Consider memory operations of existing language such as C Language with these statements:

  char *dst;  // value is set anywhere in the program
  char *src;  // value is set anywhere in the program
  size_t  sz; // value is set anywhere in the program
  // ... bunch of other code that may alter dst/src/sz ...
  memcpy(dst, src, sz);  // is that memory safe?

Nobody has yet written analysis tools to prove & verify that the memcpy() is "safe" because predicting with perfect accuracy how variables dst, src, sz will get set & change during runtime are variations of the unsolvable Halting Problem: https://en.wikipedia.org/wiki/Halting_problem

That's why there's still no computer science research paper showing a tool that can scan general C source code to prove that all calls to memcpy(), strcpy(), and any writes to RAM via aliases & pointer dereferencing are "memory safe".

We're hoping for "Sufficiently Smart Compiler"[1] type of tool that can verify C code is safe but the source itself doesn't have enough information embedded in it to prove that.

So the alternatives so far have been:

- static approach: extra syntax for manual annotation (C++ unique_ptr<>, or Rust borrow &ampersand, or manual mutex lock/unlock)

- dynamic approach: runtime tests with extra memory checks such as Valgrind + UBSAN + ASAN + debugger memory fences, etc. This can catch some but not all memory errors. 100% provable is not possible for non-trivial programs because of the combinatorial explosion of runtime execution paths and memory values.

- GC garbage collection in a different "managed" language. The tradeoff is higher RAM footprint, extra cpu and GC pauses for tracing scanners.

[1] http://wiki.c2.com/?SufficientlySmartCompiler

kaba0 · on Oct 26, 2021

> GC garbage collection in a different "managed" language. The tradeoff is higher RAM footprint, extra cpu and GC pauses for tracing scanners

It would hardly mean a problem for most programs, including OS kernels, especially that kernels are themselves GCs for resources like processes, file handlers, etc.

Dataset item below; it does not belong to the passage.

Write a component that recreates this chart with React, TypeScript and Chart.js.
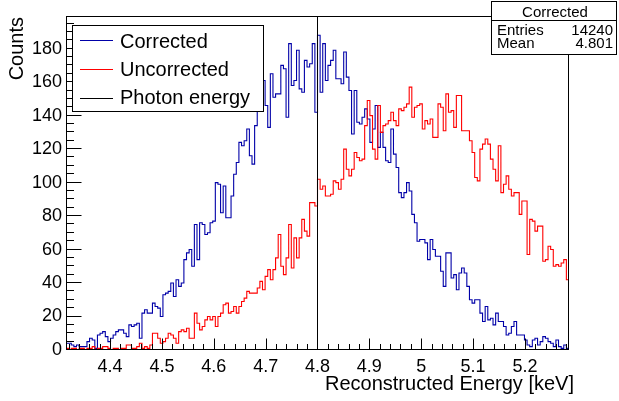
import { useEffect, useRef } from 'react';
import { Chart, registerables } from 'chart.js';

Chart.register(...registerables);

// ---- axis ranges & ticks ----
const X_MIN = 4.315;
const X_MAX = 5.285;
const Y_MAX = 199.5;
const xMajorStep = 0.1;
const xMinorStep = 0.02;
const yMajorStep = 20;
const yMinorStep = 5;

// ---- data (counts per bin, equal bins from X_MIN to X_MAX) ----
const correctedCounts = [
  4, 4, 3, 2, 3, 2, 2, 2, 5, 7,
  6, 1, 9, 10, 11, 8, 5, 7, 9, 11,
  12, 12, 10, 8, 15, 14, 15, 16, 7, 22,
  24, 22, 22, 28, 26, 25, 20, 33, 34, 35,
  40, 32, 42, 38, 40, 54, 58, 60,
  50, 75, 54, 76, 75, 69, 70, 76, 77, 100, 99, 82, 98, 79, 79, 92, 105, 112, 124, 122, 125, 132, 116, 111, 134, 150, 155,
  161, 146, 133, 165, 151, 153, 153, 170, 168, 139, 183, 158, 161, 179, 156, 154, 173, 169, 171, 183, 142, 188,
  154, 183, 161, 170, 173, 179, 162, 162, 159, 178, 163, 155, 129, 155, 136, 135, 139, 144, 138, 124, 132, 146, 121, 130, 121, 113, 112, 132, 117, 109, 94,
  91, 94, 100, 95, 81, 76, 65, 66, 66, 64, 54, 66, 60, 56, 56, 47, 38, 58, 58, 43, 45, 36, 46, 49, 46, 38, 30, 28, 30, 30,
  22, 17, 26, 18, 19, 15, 22, 17, 17, 14, 9, 10, 14, 17, 9, 9, 9, 6, 3, 2, 6, 7, 3, 5, 8, 7, 5, 4, 2, 6, 2, 1, 3, 1,
];

const uncorrectedCounts = [
  1, 0, 1, 1, 0, 1, 1, 0, 1, 1,
  2, 0, 1, 1, 2, 2, 1, 0, 1, 1,
  0, 1, 1, 3, 3, 1, 1, 2, 4, 1,
  2, 1, 3, 10, 10, 7, 4, 5, 7, 10,
  9, 7, 4, 11, 12, 11, 13, 7,
  7, 22, 16, 12, 14, 18, 20, 18, 20, 14, 20, 22, 27, 28, 22, 23, 26, 22, 26, 29, 31, 35,
  34, 34, 34, 37, 41,
  36, 44, 48, 42, 48, 55, 69, 50, 45, 55, 75, 49, 67, 55, 67, 78, 71, 68, 88, 88, 86, 102,
  96, 98, 92, 92, 93, 101, 100, 96, 102, 120, 108, 104, 108, 118, 115, 113, 114, 134, 149, 140, 120, 114, 146, 130, 134, 135, 137, 142, 137, 134, 144,
  143, 145, 147, 157, 139, 145, 146, 147, 132, 137, 135, 138, 127, 127, 147, 145, 131, 153, 142, 143, 133, 152, 152, 131, 131, 131, 125, 118, 103, 101, 120, 123, 126, 123,
  114, 108, 101, 122, 94, 99, 104, 96, 92, 94, 94, 81, 89, 89, 57, 78, 77, 71, 74, 74, 53, 54, 62, 60, 50, 51, 50, 52, 54, 42,
];

const photonEnergy = 4.8;
const seriesLabels = ['Corrected', 'Uncorrected', 'Photon energy'];
const xTitle = 'Reconstructed Energy [keV]';
const yTitle = 'Counts';
const statsTitle = 'Corrected';
const statsRows = [
  ['Entries', '14240'],
  ['Mean', '4.801'],
];

const BLUE = '#0000a8';
const RED = '#ff0000';
const BLACK = '#000000';
const FONT = '"Liberation Sans", Arial, Helvetica, sans-serif';

function histPoints(counts: number[]) {
  const w = (X_MAX - X_MIN) / counts.length;
  const pts = counts.map((c, i) => ({ x: X_MIN + i * w, y: c }));
  pts.push({ x: X_MAX, y: counts[counts.length - 1] });
  return pts;
}

const rootStyle = {
  id: 'rootStyle',
  afterDatasetsDraw(chart: any) {
    const { ctx, chartArea: a, scales } = chart;
    const xs = scales.x;
    const ys = scales.y;
    const L = Math.round(a.left);
    const R = Math.round(a.right);
    const T = Math.round(a.top);
    const B = Math.round(a.bottom);
    ctx.save();
    ctx.strokeStyle = BLACK;
    ctx.lineWidth = 1;

    // frame
    ctx.strokeRect(L + 0.5, T + 0.5, R - L - 1, B - T - 1);

    // ticks
    ctx.beginPath();
    const k0 = Math.ceil(X_MIN / xMinorStep - 1e-6);
    for (let k = k0; k * xMinorStep <= X_MAX + 1e-9; k++) {
      const v = k * xMinorStep;
      const r = v / xMajorStep;
      const major = Math.abs(r - Math.round(r)) < 1e-6;
      const px = Math.round(xs.getPixelForValue(v)) + 0.5;
      ctx.moveTo(px, B - 0.5);
      ctx.lineTo(px, B - 0.5 - (major ? 11 : 5.5));
    }
    for (let k = 0; k * yMinorStep <= Y_MAX + 1e-9; k++) {
      const v = k * yMinorStep;
      const major = v % yMajorStep === 0;
      const py = Math.round(ys.getPixelForValue(v)) - 0.5;
      ctx.moveTo(L + 0.5, py);
      ctx.lineTo(L + 0.5 + (major ? 15 : 7.5), py);
    }
    ctx.stroke();

    // axis titles
    ctx.fillStyle = BLACK;
    ctx.font = `20px ${FONT}`;
    ctx.textAlign = 'right';
    ctx.textBaseline = 'alphabetic';
    ctx.fillText(xTitle, 574, 390);
    ctx.save();
    ctx.translate(23, 17);
    ctx.rotate(-Math.PI / 2);
    ctx.textAlign = 'right';
    ctx.fillText(yTitle, 0, 0);
    ctx.restore();

    // legend
    const lx0 = 72.5, ly0 = 25.5, lx1 = 263.5, ly1 = 111.5;
    ctx.fillStyle = '#ffffff';
    ctx.fillRect(lx0, ly0, lx1 - lx0, ly1 - ly0);
    ctx.strokeStyle = BLACK;
    ctx.strokeRect(lx0, ly0, lx1 - lx0, ly1 - ly0);
    const colors = [BLUE, RED, BLACK];
    const rowsY = [40.5, 69.5, 98.5];
    const baseY = [47.5, 76, 104];
    ctx.font = `20px ${FONT}`;
    ctx.textAlign = 'left';
    for (let i = 0; i < 3; i++) {
      ctx.strokeStyle = colors[i];
      ctx.beginPath();
      ctx.moveTo(80, rowsY[i]);
      ctx.lineTo(113, rowsY[i]);
      ctx.stroke();
      ctx.fillStyle = BLACK;
      ctx.fillText(seriesLabels[i], 120, baseY[i]);
    }

    // stats box
    const sx0 = 491.5, sy0 = 1.5, sx1 = 616.5, sy1 = 54.5, sep = 20.5;
    ctx.fillStyle = '#ffffff';
    ctx.fillRect(sx0, sy0, sx1 - sx0, sy1 - sy0);
    ctx.strokeStyle = BLACK;
    ctx.strokeRect(sx0, sy0, sx1 - sx0, sy1 - sy0);
    ctx.beginPath();
    ctx.moveTo(sx0, sep);
    ctx.lineTo(sx1, sep);
    ctx.stroke();
    ctx.fillStyle = BLACK;
    ctx.font = `15px ${FONT}`;
    ctx.textAlign = 'center';
    ctx.fillText(statsTitle, 555, 16.5);
    const statY = [34.5, 48];
    statsRows.forEach((row, i) => {
      ctx.textAlign = 'left';
      ctx.fillText(row[0], 497, statY[i]);
      ctx.textAlign = 'right';
      ctx.fillText(row[1], 613, statY[i]);
    });
    ctx.restore();
  },
};

export default function App() {
  const ref = useRef<HTMLCanvasElement | null>(null);
  useEffect(() => {
    if (!ref.current) return;
    const chart = new Chart(ref.current, {
      type: 'line',
      data: {
        datasets: [
          {
            label: seriesLabels[2],
            data: [
              { x: photonEnergy, y: 0 },
              { x: photonEnergy, y: Y_MAX },
            ],
            borderColor: BLACK,
            borderWidth: 1,
            pointRadius: 0,
            fill: false,
          },
          {
            label: seriesLabels[1],
            data: histPoints(uncorrectedCounts),
            borderColor: RED,
            borderWidth: 1.1,
            pointRadius: 0,
            fill: false,
            stepped: 'before',
          },
          {
            label: seriesLabels[0],
            data: histPoints(correctedCounts),
            borderColor: BLUE,
            borderWidth: 1.1,
            pointRadius: 0,
            fill: false,
            stepped: 'before',
          },
        ],
      },
      options: {
        animation: false,
        responsive: false,
        devicePixelRatio: 1,
        layout: { padding: { top: 16, right: 50, left: 0, bottom: 0 } },
        plugins: { legend: { display: false }, tooltip: { enabled: false } },
        scales: {
          x: {
            type: 'linear',
            min: X_MIN,
            max: X_MAX,
            grid: { display: false, drawTicks: false },
            border: { display: false },
            ticks: {
              stepSize: xMajorStep,
              includeBounds: false,
              padding: 6,
              color: BLACK,
              font: { family: FONT, size: 18 },
              maxRotation: 0,
              autoSkip: false,
              callback: (v: any) => String(Math.round(Number(v) * 10) / 10),
            },
            afterFit: (s: any) => {
              s.height = 51;
            },
          },
          y: {
            type: 'linear',
            min: 0,
            max: Y_MAX,
            grid: { display: false, drawTicks: false },
            border: { display: false },
            ticks: {
              stepSize: yMajorStep,
              includeBounds: false,
              padding: 4,
              color: BLACK,
              font: { family: FONT, size: 18 },
              autoSkip: false,
              callback: (v: any) => String(Math.round(Number(v))),
            },
            afterFit: (s: any) => {
              s.width = 66;
            },
          },
        },
      },
      plugins: [rootStyle],
    });
    return () => chart.destroy();
  }, []);
  return (
    <div style={{ position: 'absolute', left: 0, top: 0, width: 619, height: 401, background: '#fff' }}>
      <canvas ref={ref} width={619} height={401} style={{ display: 'block' }} />
    </div>
  );
}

Also, GC pauses are overblown, most of the tasks can be done in parallel.

Yoric · on Oct 30, 2021

> Also, GC pauses are overblown, most of the tasks can be done in parallel.

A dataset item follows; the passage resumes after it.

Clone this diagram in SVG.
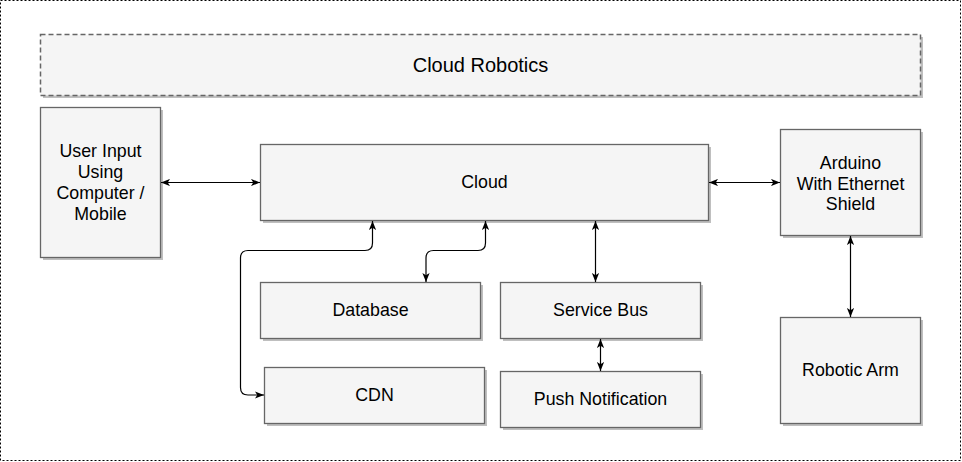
<svg xmlns="http://www.w3.org/2000/svg" width="962" height="462" viewBox="0 0 962 462">
<style>
.box{fill:#f5f5f5;stroke:#666666;stroke-width:1.3}
.sh{fill:#bfbfbf}
.t{font-family:"Liberation Sans",Arial,sans-serif;font-size:17.8px;fill:#000;text-anchor:middle}
.c{fill:none;stroke:#000;stroke-width:1.2}
</style>
<defs>
<marker id="a" viewBox="0 0 10 8" refX="10" refY="4" markerWidth="9" markerHeight="7.5" markerUnits="userSpaceOnUse" orient="auto-start-reverse">
<path d="M0,0 L10,4 L0,8 L2.5,4 z" fill="#000"/>
</marker>
</defs>
<rect x="0.5" y="0.5" width="960" height="460" fill="#fff" stroke="#000" stroke-width="1" stroke-dasharray="2 2"/>

<g id="header">
<rect class="sh" x="43" y="37" width="880" height="61"/>
<rect x="40.5" y="34.5" width="880" height="61" fill="#f5f5f5" stroke="#666" stroke-width="1.5" stroke-dasharray="5 3"/>
<text class="t" x="480.5" y="72" style="font-size:20px">Cloud Robotics</text>
</g>

<g id="user">
<rect class="sh" x="43" y="110" width="120" height="150"/>
<rect class="box" x="40.5" y="107.5" width="120" height="150"/>
<text class="t" x="100.5" y="157">User Input</text>
<text class="t" x="100.5" y="178">Using</text>
<text class="t" x="100.5" y="199">Computer /</text>
<text class="t" x="100.5" y="220">Mobile</text>
</g>

<g id="cloud">
<rect class="sh" x="263" y="147" width="448" height="76"/>
<rect class="box" x="260.5" y="144.5" width="448" height="76"/>
<text class="t" x="484.5" y="188">Cloud</text>
</g>

<g id="arduino">
<rect class="sh" x="783" y="132" width="140" height="106"/>
<rect class="box" x="780.5" y="129.5" width="140" height="106"/>
<text class="t" x="850.5" y="169">Arduino</text>
<text class="t" x="850.5" y="189.5">With Ethernet</text>
<text class="t" x="850.5" y="210">Shield</text>
</g>

<g id="database">
<rect class="sh" x="263" y="285" width="220" height="56"/>
<rect class="box" x="260.5" y="282.5" width="220" height="56"/>
<text class="t" x="370.5" y="316">Database</text>
</g>

<g id="servicebus">
<rect class="sh" x="503" y="285" width="200" height="56"/>
<rect class="box" x="500.5" y="282.5" width="200" height="56"/>
<text class="t" x="600.5" y="316">Service Bus</text>
</g>

<g id="cdn">
<rect class="sh" x="267" y="370" width="220" height="56"/>
<rect class="box" x="264.5" y="367.5" width="220" height="56"/>
<text class="t" x="374.5" y="401">CDN</text>
</g>

<g id="push">
<rect class="sh" x="503" y="374" width="200" height="56"/>
<rect class="box" x="500.5" y="371.5" width="200" height="56"/>
<text class="t" x="600.5" y="405">Push Notification</text>
</g>

<g id="robotic">
<rect class="sh" x="783" y="320" width="140" height="106"/>
<rect class="box" x="780.5" y="317.5" width="140" height="106"/>
<text class="t" x="850.5" y="376">Robotic Arm</text>
</g>

<g id="connectors">
<path class="c" d="M161,182.5 H260" marker-start="url(#a)" marker-end="url(#a)"/>
<path class="c" d="M709,182.5 H780" marker-start="url(#a)" marker-end="url(#a)"/>
<path class="c" d="M372.5,221 V243 Q372.5,250.5 365,250.5 H248 Q240.5,250.5 240.5,258 V387.5 Q240.5,395 248,395 H264" marker-start="url(#a)" marker-end="url(#a)"/>
<path class="c" d="M485.5,221 V243 Q485.5,250.5 478,250.5 H433.5 Q426,250.5 426,258 V282" marker-start="url(#a)" marker-end="url(#a)"/>
<path class="c" d="M595.5,221 V282" marker-start="url(#a)" marker-end="url(#a)"/>
<path class="c" d="M600.5,339 V371" marker-start="url(#a)" marker-end="url(#a)"/>
<path class="c" d="M850.5,236 V317" marker-start="url(#a)" marker-end="url(#a)"/>
</g>
</svg>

I've spent a few years writing code that needed to run at 60fps and, well, that's not my experience :)

bawolff · on Oct 26, 2021

People have been trying the formally verify things route for way longer than rust has been a thing.

johnisgood · on Oct 26, 2021

People really ought to read about Ada/SPARK before jumping on the Rust bandwagon.

pjmlp · on Oct 26, 2021

It was obvious from the yearly days that C was a sharp knife, that is why lint was created in 1979.

How many people bother to actually use such tooling on their C projects?

Not many, most surveys place that number around 11%.

Just as an exercise, Github offers such tooling for C and C++ projects, try to find how many have CodeQL workflows enabled for pull requests.

bregma · on Oct 26, 2021

I work with safety-certified systems written in C. The tooling around such things is extensive and mature: static analysis, extensive test runs with runtime analysis instrumentation (test coverage at the MC/DC level, valgrind for memory and concurrency analysis) it's all there and used.

It's true that a lot of projects written in C do the equivalent of using Rust's "unsafe". Then again, a lot of Rust projects use Rust's "unsafe".

pjmlp · on Oct 26, 2021

Welcome to the 11% mentioned on my comment.

JOVIAL and ESPOOL were the first system languages with a notion of unsafe code blocks, both about 10 years older than C.

It is a big difference to have unsafe code jump to our eye and being easily searchable, or having each line of code as a possible source of integer overflows, memory corruption, or UB optimization exploit of the day.